● Supplied data:
╔══

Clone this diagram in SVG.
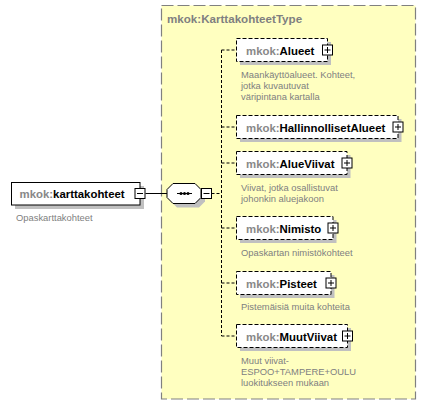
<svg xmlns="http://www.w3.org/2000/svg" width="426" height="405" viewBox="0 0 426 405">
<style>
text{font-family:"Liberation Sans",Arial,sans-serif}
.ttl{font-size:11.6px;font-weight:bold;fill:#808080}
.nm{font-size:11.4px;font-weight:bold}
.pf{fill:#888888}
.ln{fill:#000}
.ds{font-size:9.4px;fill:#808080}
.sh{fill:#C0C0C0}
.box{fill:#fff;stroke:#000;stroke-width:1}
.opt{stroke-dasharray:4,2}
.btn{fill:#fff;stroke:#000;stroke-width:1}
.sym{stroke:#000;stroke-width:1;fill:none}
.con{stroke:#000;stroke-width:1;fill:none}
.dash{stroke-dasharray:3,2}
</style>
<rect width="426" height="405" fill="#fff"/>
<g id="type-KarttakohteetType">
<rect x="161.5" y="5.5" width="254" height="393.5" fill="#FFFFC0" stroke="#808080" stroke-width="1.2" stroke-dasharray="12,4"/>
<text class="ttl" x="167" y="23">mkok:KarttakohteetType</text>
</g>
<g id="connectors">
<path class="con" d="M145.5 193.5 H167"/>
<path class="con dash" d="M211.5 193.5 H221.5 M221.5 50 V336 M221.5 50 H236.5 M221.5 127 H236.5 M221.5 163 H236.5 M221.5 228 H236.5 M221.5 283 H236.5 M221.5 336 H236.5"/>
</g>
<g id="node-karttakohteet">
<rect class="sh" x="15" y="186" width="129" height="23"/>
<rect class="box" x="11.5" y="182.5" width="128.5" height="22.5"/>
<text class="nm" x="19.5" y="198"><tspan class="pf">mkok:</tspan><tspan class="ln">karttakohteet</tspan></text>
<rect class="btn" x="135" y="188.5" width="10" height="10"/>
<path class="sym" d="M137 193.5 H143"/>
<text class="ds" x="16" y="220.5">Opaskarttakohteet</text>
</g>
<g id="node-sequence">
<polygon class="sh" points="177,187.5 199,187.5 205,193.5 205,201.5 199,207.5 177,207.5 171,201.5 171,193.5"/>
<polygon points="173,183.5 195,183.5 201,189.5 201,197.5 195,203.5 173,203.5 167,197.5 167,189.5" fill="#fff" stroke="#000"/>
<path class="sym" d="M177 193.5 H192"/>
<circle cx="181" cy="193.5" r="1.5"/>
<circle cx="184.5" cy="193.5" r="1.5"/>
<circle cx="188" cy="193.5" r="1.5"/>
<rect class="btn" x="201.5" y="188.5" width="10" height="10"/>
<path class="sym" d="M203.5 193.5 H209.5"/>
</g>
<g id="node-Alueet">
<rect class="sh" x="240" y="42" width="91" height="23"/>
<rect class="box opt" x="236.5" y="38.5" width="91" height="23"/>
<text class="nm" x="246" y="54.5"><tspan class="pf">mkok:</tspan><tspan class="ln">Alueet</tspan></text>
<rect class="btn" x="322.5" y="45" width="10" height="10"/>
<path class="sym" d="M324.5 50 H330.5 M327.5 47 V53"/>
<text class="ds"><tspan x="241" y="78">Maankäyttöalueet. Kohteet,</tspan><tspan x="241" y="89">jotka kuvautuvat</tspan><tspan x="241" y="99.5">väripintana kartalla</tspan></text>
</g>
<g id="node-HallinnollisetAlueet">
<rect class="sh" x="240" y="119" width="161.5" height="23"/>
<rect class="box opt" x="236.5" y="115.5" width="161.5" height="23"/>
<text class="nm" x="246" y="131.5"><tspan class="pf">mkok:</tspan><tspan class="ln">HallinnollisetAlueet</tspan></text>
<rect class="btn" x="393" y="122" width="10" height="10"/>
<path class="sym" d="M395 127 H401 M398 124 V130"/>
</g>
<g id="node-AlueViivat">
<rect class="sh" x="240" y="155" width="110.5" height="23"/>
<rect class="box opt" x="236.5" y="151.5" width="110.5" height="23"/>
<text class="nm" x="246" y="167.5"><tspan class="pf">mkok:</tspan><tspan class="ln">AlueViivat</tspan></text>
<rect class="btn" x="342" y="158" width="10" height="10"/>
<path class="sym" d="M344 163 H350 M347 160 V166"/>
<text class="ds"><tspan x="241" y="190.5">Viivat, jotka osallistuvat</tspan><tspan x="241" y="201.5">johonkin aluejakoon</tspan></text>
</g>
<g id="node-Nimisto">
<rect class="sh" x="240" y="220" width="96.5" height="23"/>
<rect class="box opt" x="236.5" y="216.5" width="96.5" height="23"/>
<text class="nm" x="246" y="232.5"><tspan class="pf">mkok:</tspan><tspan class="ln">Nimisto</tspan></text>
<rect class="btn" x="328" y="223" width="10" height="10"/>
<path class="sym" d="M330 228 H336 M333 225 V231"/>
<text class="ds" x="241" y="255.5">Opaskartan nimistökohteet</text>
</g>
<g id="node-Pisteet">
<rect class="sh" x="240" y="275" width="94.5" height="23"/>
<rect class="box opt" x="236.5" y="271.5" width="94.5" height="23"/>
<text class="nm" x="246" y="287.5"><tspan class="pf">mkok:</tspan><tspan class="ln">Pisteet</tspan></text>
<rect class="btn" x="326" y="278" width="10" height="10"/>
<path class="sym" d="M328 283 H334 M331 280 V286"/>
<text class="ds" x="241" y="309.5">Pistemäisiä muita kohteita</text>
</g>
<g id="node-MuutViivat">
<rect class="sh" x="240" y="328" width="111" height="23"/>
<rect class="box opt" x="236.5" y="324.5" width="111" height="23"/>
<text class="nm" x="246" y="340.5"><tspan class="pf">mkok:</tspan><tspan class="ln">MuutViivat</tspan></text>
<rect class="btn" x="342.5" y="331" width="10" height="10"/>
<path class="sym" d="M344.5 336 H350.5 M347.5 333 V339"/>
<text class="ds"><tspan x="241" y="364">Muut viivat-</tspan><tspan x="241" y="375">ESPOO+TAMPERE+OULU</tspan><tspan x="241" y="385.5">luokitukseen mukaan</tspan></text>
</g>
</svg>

╚══
╔══

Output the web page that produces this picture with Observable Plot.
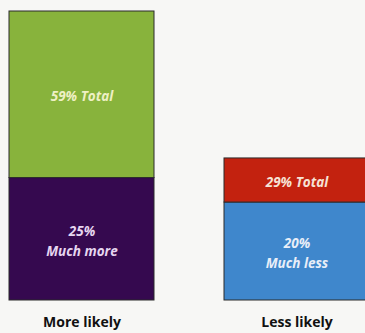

╚══

● Exercise aim:
Copy each line containing the word "this" from the data.

● Written solution:
Clone this diagram in SVG.
Output the web page that produces this picture with Observable Plot.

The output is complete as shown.